Pulsatile Flow in Microfluidic Networks with Passive Deformable Features

Featuring Matthew R. Begley, Ph.D.

Professor, Mechanical Engineering

University of California, Santa Barbara



Free and open to the public



Abstract:

The elimination of externally controlled valves that guide flow in fluidic microchips remains a persistent obstacle to constructing truly portable, inexpensive bioanalytical diagnostics.  This talk will describe the physics of fluid flow in microfluidic devices with deformable features, which exploit  solid/fluid coupling to control flow. It will be shown that dynamic flow characteristics in such networks can be predicted using elementary models of solid and fluid behaviors, which greatly facilitates the design of networks with specific flow responses. Experimental results will be presented which illustrate flow switching in a branched network without the use of externally activated valves.
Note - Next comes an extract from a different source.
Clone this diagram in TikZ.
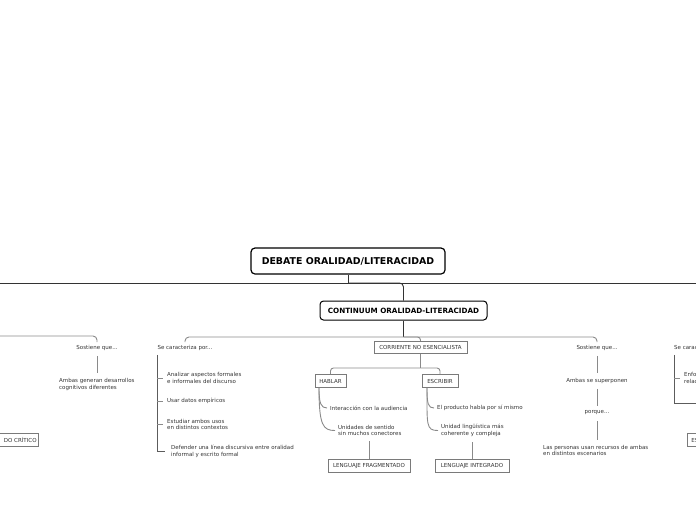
\documentclass[tikz,border=0pt]{standalone}
\usepackage{fontspec}
\setmainfont{DejaVu Sans}
\usetikzlibrary{calc}
\definecolor{trunkc}{HTML}{333333}
\definecolor{linec}{HTML}{8A8A8A}
\definecolor{boxc}{HTML}{7A7A7A}
\definecolor{txtc}{HTML}{333333}
\begin{document}
\begin{tikzpicture}[x=1pt,y=-1pt,
  rootbox/.style={draw=black, line width=1.2pt, rounded corners=4pt, fill=white, inner sep=0pt,
    font=\fontsize{9.4}{11}\selectfont\bfseries, minimum width=194pt, minimum height=26pt},
  contbox/.style={draw=black, line width=1pt, rounded corners=3.5pt, fill=white, inner sep=0pt,
    font=\fontsize{7.2}{9}\selectfont\bfseries, minimum width=167pt, minimum height=19pt},
  tagbox/.style={draw=boxc, line width=0.8pt, fill=white, inner sep=0pt, text=txtc,
    font=\fontsize{5.5}{6.8}\selectfont, minimum height=12.5pt},
  txt/.style={inner sep=0pt, text=txtc, align=left, font=\fontsize{5.5}{6.8}\selectfont},
  trunk/.style={draw=trunkc, line width=0.9pt},
  conn/.style={draw=linec, line width=0.9pt},
  spine/.style={draw=trunkc!80, line width=0.9pt}
]
\useasboundingbox (0,0) rectangle (696,520);

% main nodes
\node[rootbox] (root) at (348,261) {DEBATE ORALIDAD/LITERACIDAD};
\node[contbox] (cont) at (403.5,310.5) {CONTINUUM ORALIDAD-LITERACIDAD};
\node[tagbox, minimum width=93pt] (corr) at (420.5,347.5) {CORRIENTE NO ESENCIALISTA};
\node[tagbox, minimum width=31pt] (hablar) at (330.5,381) {HABLAR};
\node[tagbox, minimum width=36pt] (escribir) at (440,381) {ESCRIBIR};
\node[tagbox, minimum width=82pt] (lf) at (369,466) {LENGUAJE FRAGMENTADO};
\node[tagbox, minimum width=74pt] (li) at (472,466) {LENGUAJE INTEGRADO};
\node[tagbox, anchor=east, text width=56pt, inner xsep=2pt, align=right] (crit) at (39,440) {DO CRÍTICO};
\node[tagbox, anchor=west, text width=56pt, inner xsep=4pt, align=left] (esr) at (687,440) {ESTUDIO};

% text nodes
\node[txt] (s0) at (97,348) {Sostiene que...};
\node[txt, anchor=west] (b0) at (59,384.5) {Ambas generan desarrollos\\cognitivos diferentes};
\node[txt] (s1) at (185,348) {Se caracteriza por...};
\node[txt, anchor=west] (a1) at (167,378) {Analizar aspectos formales\\e informales del discurso};
\node[txt, anchor=west] (a2) at (167,401) {Usar datos empíricos};
\node[txt, anchor=west] (a3) at (167,424.5) {Estudiar ambos usos\\en distintos contextos};
\node[txt, anchor=west] (a4) at (171,451) {Defender una línea discursiva entre oralidad\\informal y escrito formal};
\node[txt, anchor=west] (i1) at (330,408) {Interacción con la audiencia};
\node[txt, anchor=west] (i2) at (338,430.5) {Unidades de sentido\\sin muchos conectores};
\node[txt, anchor=west] (i3) at (437,408) {El producto habla por sí mismo};
\node[txt, anchor=west] (i4) at (441,430.5) {Unidad lingüística más\\coherente y compleja};
\node[txt] (s2) at (597,348) {Sostiene que...};
\node[txt] (b2) at (597,381) {Ambas se superponen};
\node[txt] (p2) at (597,413) {porque...};
\node[txt, anchor=west] (c2) at (543,450.5) {Las personas usan recursos de ambas\\en distintos escenarios};
\node[txt, anchor=west] (s3) at (674,348) {Se caracteriza por...};
\node[txt, anchor=west] (e3) at (684,378) {Enfocarse en\\relaciones};

% trunk
\coordinate (tl) at (0,283);
\coordinate (tr) at (696,283);
\draw[trunk] (tl) -- (tr);
\draw[trunk] (root.south) -- (root.south |- tl);
\draw[trunk, rounded corners=4pt] (root.south |- tl) -| (cont.north);

% left branch from off-picture
\coordinate (lb) at (0,336);
\draw[conn, rounded corners=4pt] (lb) -| ($(s0.north)+(0,-3)$);
\draw[conn] ($(s0.south)+(0,5)$) -- ($(s0.south |- b0.north)+(0,-5)$);

% continuum branches
\coordinate (cb) at (403.5,337);
\draw[trunk] (cont.south) -- (cb);
\draw[conn, rounded corners=4pt] (cb) -| ($(s1.north)+(0,-3)$);
\draw[conn, rounded corners=4pt] (cb) -| ($(s2.north)+(0,-3)$);
\draw[conn, rounded corners=3pt] (cb) -| (corr.north);

% se caracteriza (left)
\coordinate (sp1) at ($(s1.south west)+(0,4)$);
\draw[spine] (sp1) |- ($(a4.west)+(-6,0)$);
\draw[conn] (sp1 |- a1.west) -- ($(a1.west)+(-4,0)$);
\draw[conn] (sp1 |- a2.west) -- ($(a2.west)+(-4,0)$);
\draw[conn] (sp1 |- a3.west) -- ($(a3.west)+(-4,0)$);

% corriente no esencialista
\coordinate (hb) at (420.5,368);
\draw[conn] (corr.south) -- (hb);
\draw[conn, rounded corners=3pt] (hb) -| (hablar.north);
\draw[conn, rounded corners=3pt] (hb) -| (escribir.north);

% hablar
\draw[conn] ($(hablar.south)+(-11.5,0)$) .. controls +(0,16) and +(-6,0) .. ($(i1.west)+(-3,0)$);
\draw[conn] ($(hablar.south)+(-11.5,0)$) .. controls +(0,38) and +(-12,0) .. ($(i2.west)+(-3,0)$);
\draw[conn] (lf.north) -- ($(lf.north |- i2.south)+(0,5)$);

% escribir
\draw[conn] ($(escribir.south)+(-13,0)$) .. controls +(0,16) and +(-6,0) .. ($(i3.west)+(-3,0)$);
\draw[conn] ($(escribir.south)+(-13,0)$) .. controls +(0,38) and +(-12,0) .. ($(i4.west)+(-3,0)$);
\draw[conn] (li.north) -- ($(li.north |- i4.south)+(0,5)$);

% sostiene que (right)
\draw[conn] ($(s2.south)+(0,5)$) -- ($(b2.north)+(0,-5)$);
\draw[conn] ($(b2.south)+(0,5)$) -- ($(p2.north)+(0,-5)$);
\draw[conn] ($(p2.south)+(0,6)$) -- ($(p2.south |- c2.north)+(0,-5)$);

% se caracteriza (right)
\coordinate (sp3) at ($(s3.south west)+(0,4)$);
\coordinate (sp3e) at (700,403);
\draw[spine] (sp3) |- (sp3e);
\draw[conn] (sp3 |- e3.west) -- ($(e3.west)+(-4,0)$);
\end{tikzpicture}
\end{document}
The advantages and challenges of exploiting low-amplitude, high frequency actuation to simplify flow in diagnostic microchips will be briefly discussed.  The talk will conclude with an interesting similarity between chips with deformable features and pulsatile swimmers such as salps and squid; the above models will be used to illustrate that swimming economy (distance traveled per unit input work) and device efficiency (useful output work per unit input work) are optimal at different pumping frequencies.



About the Speaker:

Matthew R. Begley, Ph.D., recently joined UCSB as a professor of mechanical engineering in 2010. Begley is widely recognized for work that quantifies the performance of thin films and coatings, including experiments, analytical solutions and computational mechanics.  His work in microelectronics and MEMS has recently shifted towards microfluidics and physical chemistry, with an emphasis on dynamic flow behaviors and surface adsorption of nucleic acids. Begley is currently an associate editor of the ASME Journal of Applied Mechanics, and serves as the co-director of the Institute for Collaborate Research at UCSB.